Politicking by politicians was less overt but whether there was less politics probably depends on your definition of the word and what lay beneath the optics, writes Anna Rawhiti-Connell in this excerpt from The Bulletin, The Spinoff’s morning news round-up. To receive The Bulletin in full each weekday, sign up here.
Less politicking but still, there was politics
Prime minister Chris Hipkins said he welcomed “less politics” at Waitangi after yesterday’s dawn ceremony at the Upper Treaty grounds. The ceremony was a reverent affair. But I think “less politics” might better be described as “less obvious politicking from politicians looking to win votes”. The request for “less politics” this year came from the hosts. Politics is still just about how groups make decisions on things like resource distribution or recognition of status. I was up at Waitangi and while I did more eating than anything else, the various tents, forums and panels were alive with those kinds of conversations. It sounds like the hotel the politicians stayed at was equally lively, based on Stuff’s Glenn McConnell’s fantastic colour at the end of this piece. Politik’s Richard Harman reports on (paywalled) Willie Jackson telling Iwi chairs they would have to understand they either supported the government as it moved to water down co-governance or, if they didn’t, they would end up enabling a National-Act government.
Waitangi Tribunal report on Treaty breaches suffered by Ngāpuhi on the agenda
On Sunday, Alana Thomas hosted a forum at Te Tii Waitangi Marae on the stage two report from the Waitangi Tribunal into Treaty breaches suffered by Ngāpuhi. The iwi, the biggest in the country and on whose land the Treaty was signed, does not have a formal settlement from the Crown. The report, released in December, recommends the government return all Crown-owned land in Ngāpuhi’s tribal area and start talks about reworking New Zealand’s constitutional framework in the light of an earlier finding that Ngāpuhi chiefs did not cede sovereignty when they signed the Treaty. The government has said it won’t make any quick decisions on the report’s findings. RNZ’s Mani Dunlop and Julian Wilcox’s Waitangi Day live broadcast is now online and includes an excellent panel on the findings.

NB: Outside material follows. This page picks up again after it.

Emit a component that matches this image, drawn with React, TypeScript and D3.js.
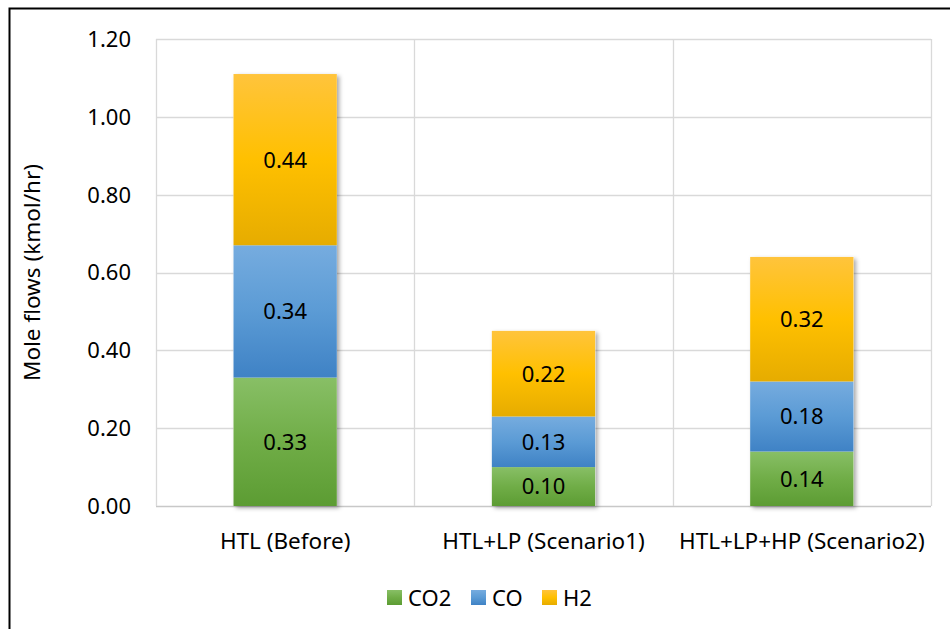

National Party hopes for “full and final” on Treaty settlements by 2030
In that panel discussion, Hinerangi Himiona wasn’t that impressed by what politicians had to say over the weekend – “a lot of learner drivers,” she said. The Herald’s David Fisher has a substantive write-up about what was said by leaders and representatives of political parties at Sunday’s pōwhiri. National Party leader Christopher Luxon said he “would hope” that all historic treaty settlements could be finalised by all iwi who want to by 2030. In an interview with the Herald this weekend (paywalled), treaty negotiations minister Andrew Little said the rush to settle claims as quickly as possible was over, with the Crown needing to earn back the trust of iwi and hapū. The forum set up after the pōwhiri to continue the conversation, which all politicians were invited to – and Ngāti Hine kaumātua Waihoroi Shortland said they were expected at “otherwise, next time, I will not feed you” – wasn’t attended by party leaders.
Same, same but different
Both Luxon and Hipkins made comments about health, education and the justice system at Sunday’s pōwhiri, all of which will be big election issues. Luxon said economic success for Māori was the same as for all New Zealanders and health, law and order, and education are issues for all New Zealanders. Hipkins framed it as “the future prosperity for Māori is prosperity for everyone”. As Newsroom’s Jo Moir writes, “While they almost sound the same, Luxon is coming from a position that if everyone is invested, then Māori are too, while Hipkins is pointing out that Māori are already so over represented in the negative statistics that the focus needs to lie there.” While politicking from politicians might have seemed less overt – the optics tuned to adhere to a celebration of unity – it’s still an election year.